Sa'oudi showed 141 photographs that day (a break was required after 70 photographs or so to allow the projector to cool down) and it is evident from the recorded reaction of his audience, which included such luminaries as Prince Ahmed Fouad (King of Egypt 1922 - 1936), that the importance of Sa'oudi's photographs was instantly recognised.

The collection is extraordinarily wide-ranging, including iconic images of Al Haram Mosque in Makkah, including internal shots with the Ka'ba and Zam Zam, and the Prophet's Mosque in Madinah alongside records of archaeological sites and intimate photographs of groups and individuals, including several shots of the nine year old al Rashid who was to be tenth Emir from 1910 until his assassination in 1920.

Sa'oudi captured his images with a stereographic camera that produced pairs of images to be viewed through a stereoscope. The camera's lenses were about 245mm. apart, roughly corresponding to the distance between the pupils. The resulting, slightly different, images were mounted and viewed through a stereoscope whereby the viewer sees a three-dimensional image.

Although General Rif'at Pasha, largely due to his book Mir'at Al Haramayn, has the reputation as perhaps the most familiar photographer of the Holy Cities and sites of his age, this archive advances the claims of his lesser-known travelling companion.
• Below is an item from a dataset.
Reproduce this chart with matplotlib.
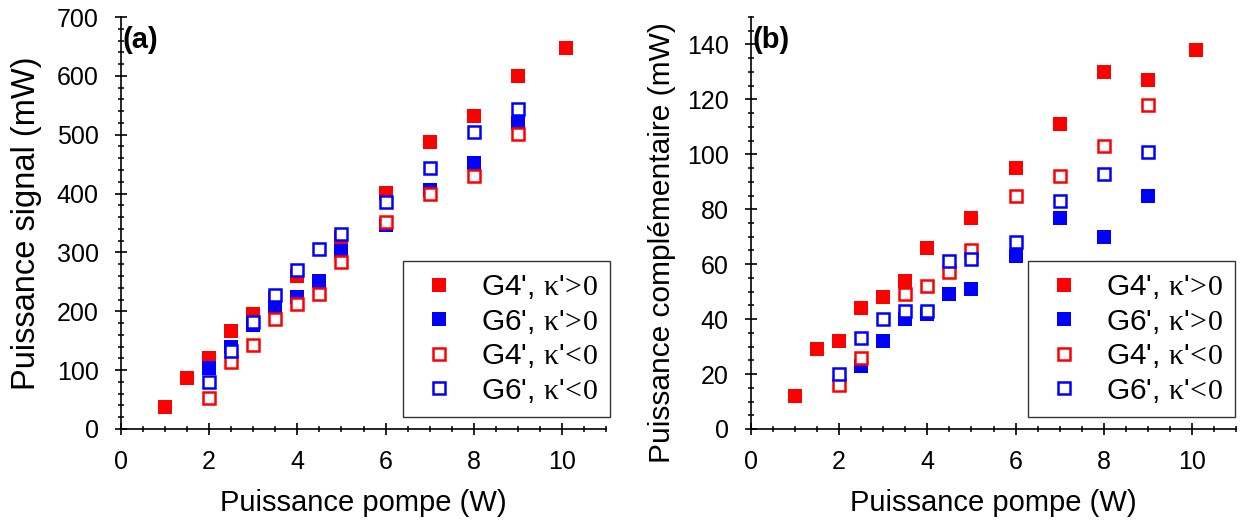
import matplotlib
matplotlib.use("Agg")
import matplotlib.pyplot as plt
from matplotlib.ticker import MultipleLocator

plt.rcParams['font.family'] = ['Liberation Sans', 'DejaVu Sans']
plt.rcParams['mathtext.fontset'] = 'custom'
plt.rcParams['mathtext.rm'] = 'Liberation Serif'
plt.rcParams['mathtext.it'] = 'Liberation Serif'

# ---------------- Panel (a): Puissance signal ----------------
a_g4p_x = [1.0, 1.5, 2.0, 2.5, 3.0, 3.5, 4.0, 5.0, 6.0, 7.0, 8.0, 9.0, 10.1]
a_g4p_y = [37, 87, 120, 167, 196, 222, 260, 325, 401, 487, 531, 600, 647]

a_g6p_x = [2.0, 2.5, 3.0, 3.5, 4.0, 4.5, 5.0, 6.0, 7.0, 8.0, 9.0]
a_g6p_y = [103, 140, 176, 208, 224, 252, 302, 347, 406, 452, 520]

a_g4n_x = [2.0, 2.5, 3.0, 3.5, 4.0, 4.5, 5.0, 6.0, 7.0, 8.0, 9.0]
a_g4n_y = [53, 114, 143, 187, 213, 230, 283, 352, 399, 430, 501]

a_g6n_x = [2.0, 2.5, 3.0, 3.5, 4.0, 4.5, 5.0, 6.0, 7.0, 8.0, 9.0]
a_g6n_y = [80, 133, 181, 228, 270, 306, 332, 385, 443, 504, 543]

# ---------------- Panel (b): Puissance complémentaire ----------------
b_g4p_x = [1.0, 1.5, 2.0, 2.5, 3.0, 3.5, 4.0, 5.0, 6.0, 7.0, 8.0, 9.0, 10.1]
b_g4p_y = [12, 29, 32, 44, 48, 54, 66, 77, 95, 111, 130, 127, 138]

b_g6p_x = [2.5, 3.0, 3.5, 4.0, 4.5, 5.0, 6.0, 7.0, 8.0, 9.0]
b_g6p_y = [23, 32, 40, 42, 49, 51, 63, 77, 70, 85]

b_g4n_x = [2.0, 2.5, 3.5, 4.0, 4.5, 5.0, 6.0, 7.0, 8.0, 9.0]
b_g4n_y = [16, 26, 49, 52, 57, 65, 85, 92, 103, 118]

b_g6n_x = [2.0, 2.5, 3.0, 3.5, 4.0, 4.5, 5.0, 6.0, 7.0, 8.0, 9.0]
b_g6n_y = [20, 33, 40, 43, 43, 61, 62, 68, 83, 93, 101]

labels = ["G4', $\\mathrm{κ}$'$\\mathrm{\\!>\\!0}$",
          "G6', $\\mathrm{κ}$'$\\mathrm{\\!>\\!0}$",
          "G4', $\\mathrm{κ}$'$\\mathrm{\\!<\\!0}$",
          "G6', $\\mathrm{κ}$'$\\mathrm{\\!<\\!0}$"]

RED = '#ff0000'
BLUE = '#0000ff'

fig = plt.figure(figsize=(12.42, 5.25), dpi=100)
axa = fig.add_axes([121/1242, 96/525, 485/1242, 412/525])
axb = fig.add_axes([751/1242, 96/525, 485/1242, 412/525])


def draw(ax, series, ylim, ymaj, ymin, ylabel, ylsize, ylcoords, legx, tag):
    (x1, y1), (x2, y2), (x3, y3), (x4, y4) = series
    ax.plot(x1, y1, ls='none', marker='s', ms=9.5, mfc=RED, mec=RED, mew=0, label=labels[0])
    ax.plot(x2, y2, ls='none', marker='s', ms=9.5, mfc=BLUE, mec=BLUE, mew=0, label=labels[1])
    ax.plot(x3, y3, ls='none', marker='s', ms=8, mfc='white', mec=RED, mew=1.8, label=labels[2])
    ax.plot(x4, y4, ls='none', marker='s', ms=8, mfc='white', mec=BLUE, mew=1.8, label=labels[3])
    ax.set_xlim(0, 11)
    ax.set_ylim(*ylim)
    ax.spines['top'].set_visible(False)
    ax.spines['right'].set_visible(False)
    for s in ('left', 'bottom'):
        ax.spines[s].set_linewidth(1.2)
    ax.xaxis.set_major_locator(MultipleLocator(2))
    ax.xaxis.set_minor_locator(MultipleLocator(0.5))
    ax.yaxis.set_major_locator(MultipleLocator(ymaj))
    ax.yaxis.set_minor_locator(MultipleLocator(ymin))
    ax.tick_params(which='major', direction='inout', length=8, width=1.2, labelsize=18)
    ax.tick_params(axis='x', which='major', pad=11)
    ax.tick_params(axis='y', which='major', pad=12)
    ax.tick_params(which='minor', direction='inout', length=5, width=1.1)
    ax.set_xlabel('Puissance pompe (W)', fontsize=21, labelpad=11)
    ax.set_ylabel(ylabel, fontsize=ylsize)
    ax.yaxis.set_label_coords(*ylcoords)
    ax.text(0.004, 0.978, tag, transform=ax.transAxes, fontsize=21, fontweight='bold',
            ha='left', va='top')
    leg = ax.legend(loc='lower right', bbox_to_anchor=(legx, 0.03), fontsize=21.5,
                    frameon=True, fancybox=False, edgecolor='black', handlelength=1.6,
                    handletextpad=0.6, borderpad=0.4, labelspacing=0.22, borderaxespad=0)
    leg.get_frame().set_linewidth(1.0)


draw(axa, [(a_g4p_x, a_g4p_y), (a_g6p_x, a_g6p_y), (a_g4n_x, a_g4n_y), (a_g6n_x, a_g6n_y)],
     (0, 700), 100, 20, 'Puissance signal (mW)', 23.5, (-0.162, 0.50), 1.008, '(a)')
draw(axb, [(b_g4p_x, b_g4p_y), (b_g6p_x, b_g6p_y), (b_g4n_x, b_g4n_y), (b_g6n_x, b_g6n_y)],
     (0, 150), 20, 5, 'Puissance complémentaire (mW)', 21.5, (-0.155, 0.452), 0.997, '(b)')

fig.savefig('out.png', dpi=100)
For whenever we have a photograph of the same scene from similar angles in the current collection as one that appears in Mir'at Al Haramayn, it is Sa'oudi's version that is consistently superior both technically and aesthetically. Thus Muhammad 'Ali Effendi Sa'oudi, whose own photographs, it is now revealed, went before the public some six years before the General's, emerges from the shadows as a man who brought the natural and architectural splendour of the future Saudi Arabia to a wider audience just as the Kingdom was reaching pre-eminence.